And if you don't want to be simplistic, then you have to admit that business consists of more than just the owners and shareholders. It also consists of employees, customers/consumers, AND the society that the business operates within. There's a reason that Apple has more stores in developed countries than undeveloped ones.
Yes, but having stores in developed countries without paying appropriate levels of corporate taxation means that Apple (and similar companies) are benefitting from the security, stability (political and socio-economic, cultural and ethnic stability) of a stable, comfortable - and usually democratic - society without contributing anything to the cost of ensuring that these societies are able to continue to remain so.
In other words, wealthy multinational corporations - such as Apple - frequently behave as though they had no responsibility to contribute to conditions that ensure continued financial stability in the countries where they do business.
These are conditions - often hard won - such as the protection accorded to the law of contract, eventual controls and limits on the power of sovereigns - that have evolved over many centuries of political and economic development, and the consequent, or subsequent, development of representative forms of the expression of political power - in other words, elected assemblies with a growing power to tax and legislate, and thus, extend the freedoms enjoyed by the population who elected them - often followed in their wake.
In essence, many of these corporations want the advantages of a modern western democracy - the sort that guarantees market stability and financial security - with the winsome lack of regulation you find in micro states run along the lines of professional kleptocracies where casino economics replace rigorous public policy. They want the security of a western market framework, - preferably deregulated - along with the lack of oversight found in those funny little islands or micro states where the laundering and rolling over of money is a profitable enterprise.
With the growth of multinational corporations, national legislation - and national governments - is often - and are often - quite inadequate to ensure compliance let alone a degree of accountability or control of some of these companies.
Indeed, some of these corporations are now so wealthy and powerful - and unaccountable to anyone save themselves and their shareholders - that they seek to persuade, dictate and occasionally bribe or bully elected governments to carry out policies beneficial to them.
There is no reason on earth for Governments to have to subordinate public policy to the needs of powerful multinational corporations; Governments are answerable to their citizens, - via the ballot box - and their role is public policy and the public good - whereas corporations are answerable to none but their shareholders, and there is no reason whatsoever for this to be elevated to a principle that supersedes public policy.
If such corporations want the benefits of a safe, secure, and stable economic environment in which to generate profit, I can see no reason on earth why they shouldn't pay for it. Handsomely. Their taxes may help secure such an environment, not least the sort of environment where citizens may be able to afford to purchase their products.
I suppose that this is one of those issues where there are stark differences of opinion on Both Sides Of The Pond.
My sense - not least reading this thread - is that many Americans view Government with suspicion but have a positive and bizarrely benign view of corporations; in Europe, we tend to be more suspicious of corporations, and see Government in a more benevolent light.

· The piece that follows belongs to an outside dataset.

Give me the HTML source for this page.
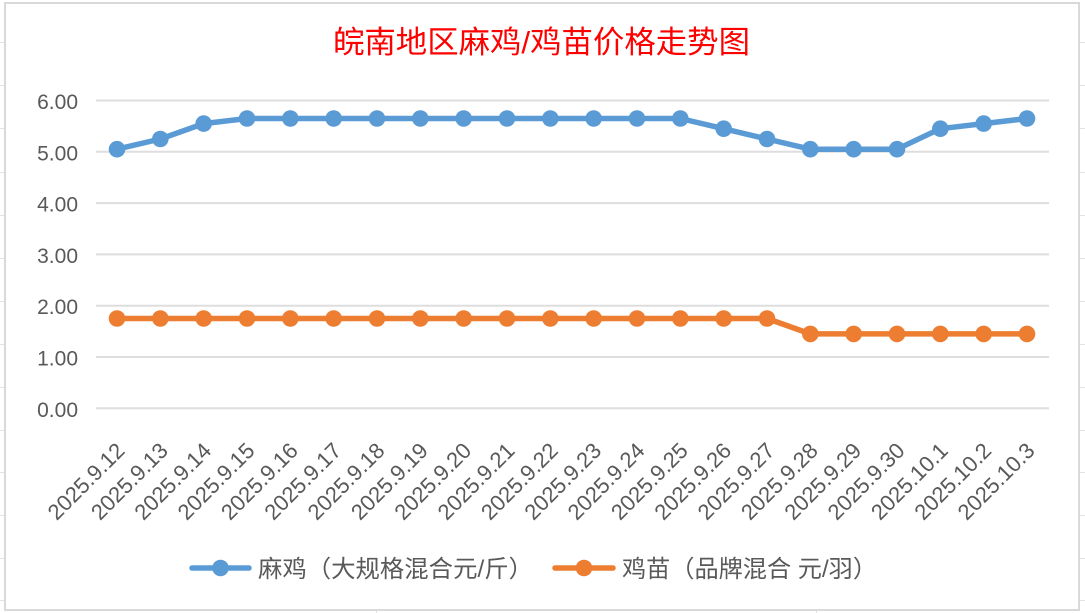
<!DOCTYPE html>
<html><head><meta charset="utf-8">
<style>
html,body{margin:0;padding:0;background:#fff;}
svg{display:block;}
.yl{font-family:"Liberation Sans",sans-serif;font-size:21px;fill:#595959;text-anchor:end;}
.xl{font-family:"Liberation Sans",sans-serif;font-size:22px;fill:#595959;text-anchor:end;}
.lg{font-family:"Liberation Sans","Noto Sans CJK SC",sans-serif;font-size:24px;fill:#595959;}
.tt{font-family:"Liberation Sans","Noto Sans CJK SC",sans-serif;font-size:31px;fill:#ff0000;text-anchor:middle;}
</style></head>
<body>
<svg width="1085" height="613" viewBox="0 0 1085 613" xmlns="http://www.w3.org/2000/svg">
<rect x="0" y="0" width="1085" height="613" fill="#fff"/>
<g stroke="#e2e2e2" stroke-width="1">
<path d="M0 42.5H4M0 85.5H4M0 128.5H4M0 172.5H4M0 215.5H4M0 258.5H4M0 301.5H4M0 344.5H4M0 387.5H4M0 430.5H4M0 472.5H4M0 515.5H4M0 558.5H4M0 600.5H4"/>
<path d="M1080 42.5H1085M1080 85.5H1085M1080 128.5H1085M1080 172.5H1085M1080 215.5H1085M1080 258.5H1085M1080 301.5H1085M1080 344.5H1085M1080 387.5H1085M1080 430.5H1085M1080 472.5H1085M1080 515.5H1085M1080 558.5H1085M1080 600.5H1085"/>
<path d="M376.5 611V613M816.5 611V613"/>
</g>
<rect x="5" y="3" width="1074" height="607" fill="#fff" stroke="#d9d9d9" stroke-width="2"/>
<text class="tt" x="541.5" y="53" textLength="417" lengthAdjust="spacingAndGlyphs">皖南地区麻鸡/鸡苗价格走势图</text>
<g stroke="#dedede" stroke-width="2">
<line x1="96" y1="100.5" x2="1049" y2="100.5"/>
<line x1="96" y1="151.8" x2="1049" y2="151.8"/>
<line x1="96" y1="203.1" x2="1049" y2="203.1"/>
<line x1="96" y1="254.4" x2="1049" y2="254.4"/>
<line x1="96" y1="305.7" x2="1049" y2="305.7"/>
<line x1="96" y1="357" x2="1049" y2="357"/>
<line x1="96" y1="408.3" x2="1049" y2="408.3"/>
</g>
<text class="yl" x="78" y="109">6.00</text>
<text class="yl" x="78" y="160.3">5.00</text>
<text class="yl" x="78" y="211.6">4.00</text>
<text class="yl" x="78" y="262.9">3.00</text>
<text class="yl" x="78" y="314.2">2.00</text>
<text class="yl" x="78" y="365.5">1.00</text>
<text class="yl" x="78" y="416.8">0.00</text>
<g>
<text class="xl" transform="translate(126,452) rotate(-45)">2025.9.12</text>
<text class="xl" transform="translate(169.33,452) rotate(-45)">2025.9.13</text>
<text class="xl" transform="translate(212.67,452) rotate(-45)">2025.9.14</text>
<text class="xl" transform="translate(256,452) rotate(-45)">2025.9.15</text>
<text class="xl" transform="translate(299.33,452) rotate(-45)">2025.9.16</text>
<text class="xl" transform="translate(342.67,452) rotate(-45)">2025.9.17</text>
<text class="xl" transform="translate(386,452) rotate(-45)">2025.9.18</text>
<text class="xl" transform="translate(429.33,452) rotate(-45)">2025.9.19</text>
<text class="xl" transform="translate(472.67,452) rotate(-45)">2025.9.20</text>
<text class="xl" transform="translate(516,452) rotate(-45)">2025.9.21</text>
<text class="xl" transform="translate(559.33,452) rotate(-45)">2025.9.22</text>
<text class="xl" transform="translate(602.67,452) rotate(-45)">2025.9.23</text>
<text class="xl" transform="translate(646,452) rotate(-45)">2025.9.24</text>
<text class="xl" transform="translate(689.33,452) rotate(-45)">2025.9.25</text>
<text class="xl" transform="translate(732.67,452) rotate(-45)">2025.9.26</text>
<text class="xl" transform="translate(776,452) rotate(-45)">2025.9.27</text>
<text class="xl" transform="translate(819.33,452) rotate(-45)">2025.9.28</text>
<text class="xl" transform="translate(862.67,452) rotate(-45)">2025.9.29</text>
<text class="xl" transform="translate(906,452) rotate(-45)">2025.9.30</text>
<text class="xl" transform="translate(949.33,452) rotate(-45)">2025.10.1</text>
<text class="xl" transform="translate(992.67,452) rotate(-45)">2025.10.2</text>
<text class="xl" transform="translate(1036,452) rotate(-45)">2025.10.3</text>
</g>
<polyline fill="none" stroke="#5b9bd5" stroke-width="5.5" stroke-linejoin="round" stroke-linecap="round"
points="117,149.2 160.33,139 203.67,123.6 247,118.5 290.33,118.5 333.67,118.5 377,118.5 420.33,118.5 463.67,118.5 507,118.5 550.33,118.5 593.67,118.5 637,118.5 680.33,118.5 723.67,128.7 767,139 810.33,149.2 853.67,149.2 897,149.2 940.33,128.7 983.67,123.6 1027,118.5"/>
<g fill="#5b9bd5">
<circle cx="117" cy="149.2" r="8.3"/><circle cx="160.33" cy="139" r="8.3"/><circle cx="203.67" cy="123.6" r="8.3"/><circle cx="247" cy="118.5" r="8.3"/><circle cx="290.33" cy="118.5" r="8.3"/><circle cx="333.67" cy="118.5" r="8.3"/><circle cx="377" cy="118.5" r="8.3"/><circle cx="420.33" cy="118.5" r="8.3"/><circle cx="463.67" cy="118.5" r="8.3"/><circle cx="507" cy="118.5" r="8.3"/><circle cx="550.33" cy="118.5" r="8.3"/><circle cx="593.67" cy="118.5" r="8.3"/><circle cx="637" cy="118.5" r="8.3"/><circle cx="680.33" cy="118.5" r="8.3"/><circle cx="723.67" cy="128.7" r="8.3"/><circle cx="767" cy="139" r="8.3"/><circle cx="810.33" cy="149.2" r="8.3"/><circle cx="853.67" cy="149.2" r="8.3"/><circle cx="897" cy="149.2" r="8.3"/><circle cx="940.33" cy="128.7" r="8.3"/><circle cx="983.67" cy="123.6" r="8.3"/><circle cx="1027" cy="118.5" r="8.3"/>
</g>
<polyline fill="none" stroke="#ed7d31" stroke-width="5.5" stroke-linejoin="round" stroke-linecap="round"
points="117,318.5 160.33,318.5 203.67,318.5 247,318.5 290.33,318.5 333.67,318.5 377,318.5 420.33,318.5 463.67,318.5 507,318.5 550.33,318.5 593.67,318.5 637,318.5 680.33,318.5 723.67,318.5 767,318.5 810.33,333.9 853.67,333.9 897,333.9 940.33,333.9 983.67,333.9 1027,333.9"/>
<g fill="#ed7d31">
<circle cx="117" cy="318.5" r="8.3"/><circle cx="160.33" cy="318.5" r="8.3"/><circle cx="203.67" cy="318.5" r="8.3"/><circle cx="247" cy="318.5" r="8.3"/><circle cx="290.33" cy="318.5" r="8.3"/><circle cx="333.67" cy="318.5" r="8.3"/><circle cx="377" cy="318.5" r="8.3"/><circle cx="420.33" cy="318.5" r="8.3"/><circle cx="463.67" cy="318.5" r="8.3"/><circle cx="507" cy="318.5" r="8.3"/><circle cx="550.33" cy="318.5" r="8.3"/><circle cx="593.67" cy="318.5" r="8.3"/><circle cx="637" cy="318.5" r="8.3"/><circle cx="680.33" cy="318.5" r="8.3"/><circle cx="723.67" cy="318.5" r="8.3"/><circle cx="767" cy="318.5" r="8.3"/><circle cx="810.33" cy="333.9" r="8.3"/><circle cx="853.67" cy="333.9" r="8.3"/><circle cx="897" cy="333.9" r="8.3"/><circle cx="940.33" cy="333.9" r="8.3"/><circle cx="983.67" cy="333.9" r="8.3"/><circle cx="1027" cy="333.9" r="8.3"/>
</g>
<line x1="192" y1="568" x2="249" y2="568" stroke="#5b9bd5" stroke-width="5.5" stroke-linecap="round"/>
<circle cx="220.5" cy="568" r="8.3" fill="#5b9bd5"/>
<text class="lg" x="258" y="577" textLength="275" lengthAdjust="spacingAndGlyphs">麻鸡（大规格混合元/斤）</text>
<line x1="555" y1="568" x2="613" y2="568" stroke="#ed7d31" stroke-width="5.5" stroke-linecap="round"/>
<circle cx="584" cy="568" r="8.3" fill="#ed7d31"/>
<text class="lg" x="622" y="577" textLength="255" lengthAdjust="spacingAndGlyphs">鸡苗（品牌混合 元/羽）</text>
</svg>
</body></html>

However, having said that, I do think that the US is a more dangerously divided society - in class terms - than it has been for a long time. Compelling those bodies which benefit from the advantages of such societies to pay their fair share of taxes will - to my mind at least - perhaps contribute to helping to make the US a less unequal society, with better life chances for those who are less well off.
Hence, my complete approval of Mr Wozniak's attempts to start a debate on this matter, with these remarks.